┏━━

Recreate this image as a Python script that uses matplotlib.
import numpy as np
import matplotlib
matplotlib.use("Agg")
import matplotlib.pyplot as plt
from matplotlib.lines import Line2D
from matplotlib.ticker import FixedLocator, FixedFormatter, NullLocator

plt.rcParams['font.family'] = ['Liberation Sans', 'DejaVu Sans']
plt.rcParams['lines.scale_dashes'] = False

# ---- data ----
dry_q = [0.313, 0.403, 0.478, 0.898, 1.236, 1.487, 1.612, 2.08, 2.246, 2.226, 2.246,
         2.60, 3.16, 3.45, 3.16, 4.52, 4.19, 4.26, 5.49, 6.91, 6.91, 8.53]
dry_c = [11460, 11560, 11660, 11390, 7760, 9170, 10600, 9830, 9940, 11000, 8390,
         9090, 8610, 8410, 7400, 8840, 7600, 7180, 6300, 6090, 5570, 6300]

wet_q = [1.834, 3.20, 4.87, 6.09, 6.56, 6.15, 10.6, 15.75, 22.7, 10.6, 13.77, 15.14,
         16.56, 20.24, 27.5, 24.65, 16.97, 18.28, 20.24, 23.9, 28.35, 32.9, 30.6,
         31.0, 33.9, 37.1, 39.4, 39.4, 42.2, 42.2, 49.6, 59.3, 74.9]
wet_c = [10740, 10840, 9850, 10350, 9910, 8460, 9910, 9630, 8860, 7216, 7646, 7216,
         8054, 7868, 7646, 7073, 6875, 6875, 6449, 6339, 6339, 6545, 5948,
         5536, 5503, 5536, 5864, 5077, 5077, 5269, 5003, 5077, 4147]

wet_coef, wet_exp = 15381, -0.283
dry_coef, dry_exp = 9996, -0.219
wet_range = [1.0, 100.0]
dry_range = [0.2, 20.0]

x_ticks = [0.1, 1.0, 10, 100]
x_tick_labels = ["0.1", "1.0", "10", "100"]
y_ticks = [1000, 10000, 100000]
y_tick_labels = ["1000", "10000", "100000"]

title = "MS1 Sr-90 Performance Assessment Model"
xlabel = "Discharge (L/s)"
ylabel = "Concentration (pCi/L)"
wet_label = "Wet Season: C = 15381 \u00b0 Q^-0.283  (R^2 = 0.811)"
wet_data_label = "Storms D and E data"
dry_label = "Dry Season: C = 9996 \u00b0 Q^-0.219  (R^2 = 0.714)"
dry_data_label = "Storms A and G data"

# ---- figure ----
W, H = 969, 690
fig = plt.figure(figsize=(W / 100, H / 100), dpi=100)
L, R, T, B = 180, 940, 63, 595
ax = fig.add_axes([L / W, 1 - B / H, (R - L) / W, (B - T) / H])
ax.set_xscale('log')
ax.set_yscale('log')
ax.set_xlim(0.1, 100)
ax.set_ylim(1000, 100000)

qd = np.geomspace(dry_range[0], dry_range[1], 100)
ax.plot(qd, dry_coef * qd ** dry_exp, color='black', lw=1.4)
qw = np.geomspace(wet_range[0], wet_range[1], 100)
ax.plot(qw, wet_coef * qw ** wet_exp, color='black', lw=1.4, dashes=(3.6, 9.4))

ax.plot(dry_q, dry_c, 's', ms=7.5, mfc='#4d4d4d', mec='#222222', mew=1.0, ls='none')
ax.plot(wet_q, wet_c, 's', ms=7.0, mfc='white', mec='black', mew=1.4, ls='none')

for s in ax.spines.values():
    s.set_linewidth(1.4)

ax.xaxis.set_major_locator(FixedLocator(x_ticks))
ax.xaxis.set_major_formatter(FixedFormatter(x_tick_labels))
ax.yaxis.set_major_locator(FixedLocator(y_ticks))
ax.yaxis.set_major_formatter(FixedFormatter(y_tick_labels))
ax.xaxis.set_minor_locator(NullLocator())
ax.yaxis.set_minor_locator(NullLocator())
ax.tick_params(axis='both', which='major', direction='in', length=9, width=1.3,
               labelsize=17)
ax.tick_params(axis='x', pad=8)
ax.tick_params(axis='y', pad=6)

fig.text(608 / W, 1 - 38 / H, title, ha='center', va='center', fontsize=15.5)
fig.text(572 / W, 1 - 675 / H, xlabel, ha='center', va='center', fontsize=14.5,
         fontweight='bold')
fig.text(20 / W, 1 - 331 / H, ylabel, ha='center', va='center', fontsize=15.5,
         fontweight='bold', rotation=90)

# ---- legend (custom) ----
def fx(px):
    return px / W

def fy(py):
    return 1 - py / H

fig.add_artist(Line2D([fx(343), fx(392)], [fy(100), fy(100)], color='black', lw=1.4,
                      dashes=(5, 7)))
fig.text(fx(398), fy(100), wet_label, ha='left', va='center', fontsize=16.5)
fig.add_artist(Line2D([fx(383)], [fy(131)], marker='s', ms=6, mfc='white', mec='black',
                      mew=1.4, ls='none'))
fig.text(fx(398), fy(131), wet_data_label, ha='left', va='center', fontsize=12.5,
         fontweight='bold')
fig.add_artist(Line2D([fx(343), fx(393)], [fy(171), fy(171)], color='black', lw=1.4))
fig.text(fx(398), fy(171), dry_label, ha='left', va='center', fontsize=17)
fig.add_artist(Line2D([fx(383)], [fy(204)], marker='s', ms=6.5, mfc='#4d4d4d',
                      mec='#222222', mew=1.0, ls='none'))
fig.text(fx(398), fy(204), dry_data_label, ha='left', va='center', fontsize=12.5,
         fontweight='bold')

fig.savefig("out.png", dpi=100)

┗━━

Task directions: Extract each line of the listing above, copying it word for word.

Solution to this problem:
Recreate this image as a Python script that uses matplotlib.
import numpy as np
import matplotlib
matplotlib.use("Agg")
import matplotlib.pyplot as plt
from matplotlib.lines import Line2D
from matplotlib.ticker import FixedLocator, FixedFormatter, NullLocator

plt.rcParams['font.family'] = ['Liberation Sans', 'DejaVu Sans']
plt.rcParams['lines.scale_dashes'] = False

# ---- data ----
dry_q = [0.313, 0.403, 0.478, 0.898, 1.236, 1.487, 1.612, 2.08, 2.246, 2.226, 2.246,
         2.60, 3.16, 3.45, 3.16, 4.52, 4.19, 4.26, 5.49, 6.91, 6.91, 8.53]
dry_c = [11460, 11560, 11660, 11390, 7760, 9170, 10600, 9830, 9940, 11000, 8390,
         9090, 8610, 8410, 7400, 8840, 7600, 7180, 6300, 6090, 5570, 6300]

wet_q = [1.834, 3.20, 4.87, 6.09, 6.56, 6.15, 10.6, 15.75, 22.7, 10.6, 13.77, 15.14,
         16.56, 20.24, 27.5, 24.65, 16.97, 18.28, 20.24, 23.9, 28.35, 32.9, 30.6,
         31.0, 33.9, 37.1, 39.4, 39.4, 42.2, 42.2, 49.6, 59.3, 74.9]
wet_c = [10740, 10840, 9850, 10350, 9910, 8460, 9910, 9630, 8860, 7216, 7646, 7216,
         8054, 7868, 7646, 7073, 6875, 6875, 6449, 6339, 6339, 6545, 5948,
         5536, 5503, 5536, 5864, 5077, 5077, 5269, 5003, 5077, 4147]

wet_coef, wet_exp = 15381, -0.283
dry_coef, dry_exp = 9996, -0.219
wet_range = [1.0, 100.0]
dry_range = [0.2, 20.0]

x_ticks = [0.1, 1.0, 10, 100]
x_tick_labels = ["0.1", "1.0", "10", "100"]
y_ticks = [1000, 10000, 100000]
y_tick_labels = ["1000", "10000", "100000"]

title = "MS1 Sr-90 Performance Assessment Model"
xlabel = "Discharge (L/s)"
ylabel = "Concentration (pCi/L)"
wet_label = "Wet Season: C = 15381 \u00b0 Q^-0.283  (R^2 = 0.811)"
wet_data_label = "Storms D and E data"
dry_label = "Dry Season: C = 9996 \u00b0 Q^-0.219  (R^2 = 0.714)"
dry_data_label = "Storms A and G data"

# ---- figure ----
W, H = 969, 690
fig = plt.figure(figsize=(W / 100, H / 100), dpi=100)
L, R, T, B = 180, 940, 63, 595
ax = fig.add_axes([L / W, 1 - B / H, (R - L) / W, (B - T) / H])
ax.set_xscale('log')
ax.set_yscale('log')
ax.set_xlim(0.1, 100)
ax.set_ylim(1000, 100000)

qd = np.geomspace(dry_range[0], dry_range[1], 100)
ax.plot(qd, dry_coef * qd ** dry_exp, color='black', lw=1.4)
qw = np.geomspace(wet_range[0], wet_range[1], 100)
ax.plot(qw, wet_coef * qw ** wet_exp, color='black', lw=1.4, dashes=(3.6, 9.4))

ax.plot(dry_q, dry_c, 's', ms=7.5, mfc='#4d4d4d', mec='#222222', mew=1.0, ls='none')
ax.plot(wet_q, wet_c, 's', ms=7.0, mfc='white', mec='black', mew=1.4, ls='none')

for s in ax.spines.values():
    s.set_linewidth(1.4)

ax.xaxis.set_major_locator(FixedLocator(x_ticks))
ax.xaxis.set_major_formatter(FixedFormatter(x_tick_labels))
ax.yaxis.set_major_locator(FixedLocator(y_ticks))
ax.yaxis.set_major_formatter(FixedFormatter(y_tick_labels))
ax.xaxis.set_minor_locator(NullLocator())
ax.yaxis.set_minor_locator(NullLocator())
ax.tick_params(axis='both', which='major', direction='in', length=9, width=1.3,
               labelsize=17)
ax.tick_params(axis='x', pad=8)
ax.tick_params(axis='y', pad=6)

fig.text(608 / W, 1 - 38 / H, title, ha='center', va='center', fontsize=15.5)
fig.text(572 / W, 1 - 675 / H, xlabel, ha='center', va='center', fontsize=14.5,
         fontweight='bold')
fig.text(20 / W, 1 - 331 / H, ylabel, ha='center', va='center', fontsize=15.5,
         fontweight='bold', rotation=90)

# ---- legend (custom) ----
def fx(px):
    return px / W

def fy(py):
    return 1 - py / H

fig.add_artist(Line2D([fx(343), fx(392)], [fy(100), fy(100)], color='black', lw=1.4,
                      dashes=(5, 7)))
fig.text(fx(398), fy(100), wet_label, ha='left', va='center', fontsize=16.5)
fig.add_artist(Line2D([fx(383)], [fy(131)], marker='s', ms=6, mfc='white', mec='black',
                      mew=1.4, ls='none'))
fig.text(fx(398), fy(131), wet_data_label, ha='left', va='center', fontsize=12.5,
         fontweight='bold')
fig.add_artist(Line2D([fx(343), fx(393)], [fy(171), fy(171)], color='black', lw=1.4))
fig.text(fx(398), fy(171), dry_label, ha='left', va='center', fontsize=17)
fig.add_artist(Line2D([fx(383)], [fy(204)], marker='s', ms=6.5, mfc='#4d4d4d',
                      mec='#222222', mew=1.0, ls='none'))
fig.text(fx(398), fy(204), dry_data_label, ha='left', va='center', fontsize=12.5,
         fontweight='bold')

fig.savefig("out.png", dpi=100)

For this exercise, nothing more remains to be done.